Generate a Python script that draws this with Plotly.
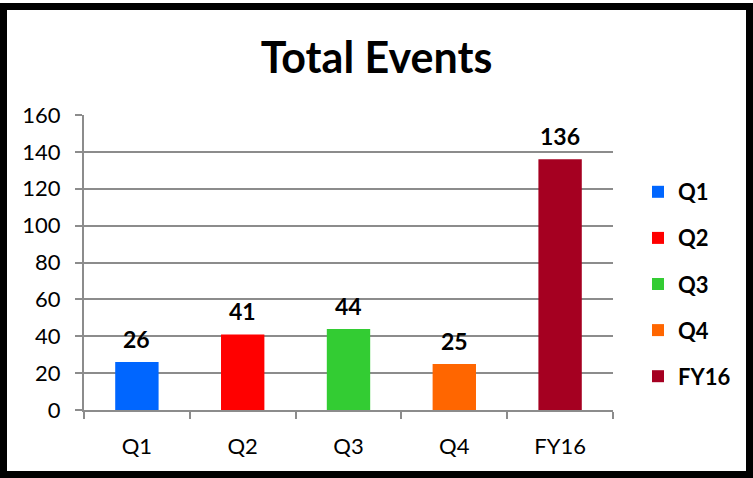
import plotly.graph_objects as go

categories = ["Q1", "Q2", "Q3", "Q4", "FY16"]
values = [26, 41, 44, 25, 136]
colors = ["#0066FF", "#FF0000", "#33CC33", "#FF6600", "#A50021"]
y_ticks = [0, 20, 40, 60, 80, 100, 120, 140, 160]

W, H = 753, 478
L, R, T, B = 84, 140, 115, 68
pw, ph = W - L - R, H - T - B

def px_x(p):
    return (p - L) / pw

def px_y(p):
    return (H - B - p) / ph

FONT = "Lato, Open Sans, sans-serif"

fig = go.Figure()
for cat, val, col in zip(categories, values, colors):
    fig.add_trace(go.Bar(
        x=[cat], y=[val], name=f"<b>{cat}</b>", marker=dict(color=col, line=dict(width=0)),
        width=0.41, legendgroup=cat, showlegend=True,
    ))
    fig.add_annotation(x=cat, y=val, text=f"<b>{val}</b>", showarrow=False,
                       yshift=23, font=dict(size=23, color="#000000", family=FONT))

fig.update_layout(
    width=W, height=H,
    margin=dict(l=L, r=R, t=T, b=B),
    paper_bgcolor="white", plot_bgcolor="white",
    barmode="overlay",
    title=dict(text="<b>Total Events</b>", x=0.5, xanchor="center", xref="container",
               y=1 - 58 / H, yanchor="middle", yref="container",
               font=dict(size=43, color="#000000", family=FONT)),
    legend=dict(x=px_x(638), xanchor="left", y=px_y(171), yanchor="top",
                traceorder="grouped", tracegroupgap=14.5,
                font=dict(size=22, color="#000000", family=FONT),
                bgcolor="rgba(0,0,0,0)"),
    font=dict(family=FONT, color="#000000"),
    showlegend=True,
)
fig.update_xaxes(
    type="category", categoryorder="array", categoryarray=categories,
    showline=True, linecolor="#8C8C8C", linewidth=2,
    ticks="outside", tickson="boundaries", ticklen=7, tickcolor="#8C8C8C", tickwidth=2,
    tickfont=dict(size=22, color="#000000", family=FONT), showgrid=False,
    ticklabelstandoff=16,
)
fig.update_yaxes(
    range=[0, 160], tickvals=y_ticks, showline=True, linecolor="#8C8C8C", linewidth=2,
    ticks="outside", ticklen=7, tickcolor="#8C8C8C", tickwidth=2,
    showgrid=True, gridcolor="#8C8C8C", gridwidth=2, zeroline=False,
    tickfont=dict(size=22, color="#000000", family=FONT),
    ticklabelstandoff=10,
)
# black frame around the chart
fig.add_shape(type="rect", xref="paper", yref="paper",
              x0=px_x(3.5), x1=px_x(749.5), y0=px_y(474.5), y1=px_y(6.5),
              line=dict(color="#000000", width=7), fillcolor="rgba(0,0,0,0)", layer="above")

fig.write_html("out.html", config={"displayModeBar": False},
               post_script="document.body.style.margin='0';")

__Task objective__. All of the material above is to be copied exactly, except for its images.

__Exercise result__.
Generate a Python script that draws this with Plotly.
import plotly.graph_objects as go

categories = ["Q1", "Q2", "Q3", "Q4", "FY16"]
values = [26, 41, 44, 25, 136]
colors = ["#0066FF", "#FF0000", "#33CC33", "#FF6600", "#A50021"]
y_ticks = [0, 20, 40, 60, 80, 100, 120, 140, 160]

W, H = 753, 478
L, R, T, B = 84, 140, 115, 68
pw, ph = W - L - R, H - T - B

def px_x(p):
    return (p - L) / pw

def px_y(p):
    return (H - B - p) / ph

FONT = "Lato, Open Sans, sans-serif"

fig = go.Figure()
for cat, val, col in zip(categories, values, colors):
    fig.add_trace(go.Bar(
        x=[cat], y=[val], name=f"<b>{cat}</b>", marker=dict(color=col, line=dict(width=0)),
        width=0.41, legendgroup=cat, showlegend=True,
    ))
    fig.add_annotation(x=cat, y=val, text=f"<b>{val}</b>", showarrow=False,
                       yshift=23, font=dict(size=23, color="#000000", family=FONT))

fig.update_layout(
    width=W, height=H,
    margin=dict(l=L, r=R, t=T, b=B),
    paper_bgcolor="white", plot_bgcolor="white",
    barmode="overlay",
    title=dict(text="<b>Total Events</b>", x=0.5, xanchor="center", xref="container",
               y=1 - 58 / H, yanchor="middle", yref="container",
               font=dict(size=43, color="#000000", family=FONT)),
    legend=dict(x=px_x(638), xanchor="left", y=px_y(171), yanchor="top",
                traceorder="grouped", tracegroupgap=14.5,
                font=dict(size=22, color="#000000", family=FONT),
                bgcolor="rgba(0,0,0,0)"),
    font=dict(family=FONT, color="#000000"),
    showlegend=True,
)
fig.update_xaxes(
    type="category", categoryorder="array", categoryarray=categories,
    showline=True, linecolor="#8C8C8C", linewidth=2,
    ticks="outside", tickson="boundaries", ticklen=7, tickcolor="#8C8C8C", tickwidth=2,
    tickfont=dict(size=22, color="#000000", family=FONT), showgrid=False,
    ticklabelstandoff=16,
)
fig.update_yaxes(
    range=[0, 160], tickvals=y_ticks, showline=True, linecolor="#8C8C8C", linewidth=2,
    ticks="outside", ticklen=7, tickcolor="#8C8C8C", tickwidth=2,
    showgrid=True, gridcolor="#8C8C8C", gridwidth=2, zeroline=False,
    tickfont=dict(size=22, color="#000000", family=FONT),
    ticklabelstandoff=10,
)
# black frame around the chart
fig.add_shape(type="rect", xref="paper", yref="paper",
              x0=px_x(3.5), x1=px_x(749.5), y0=px_y(474.5), y1=px_y(6.5),
              line=dict(color="#000000", width=7), fillcolor="rgba(0,0,0,0)", layer="above")

fig.write_html("out.html", config={"displayModeBar": False},
               post_script="document.body.style.margin='0';")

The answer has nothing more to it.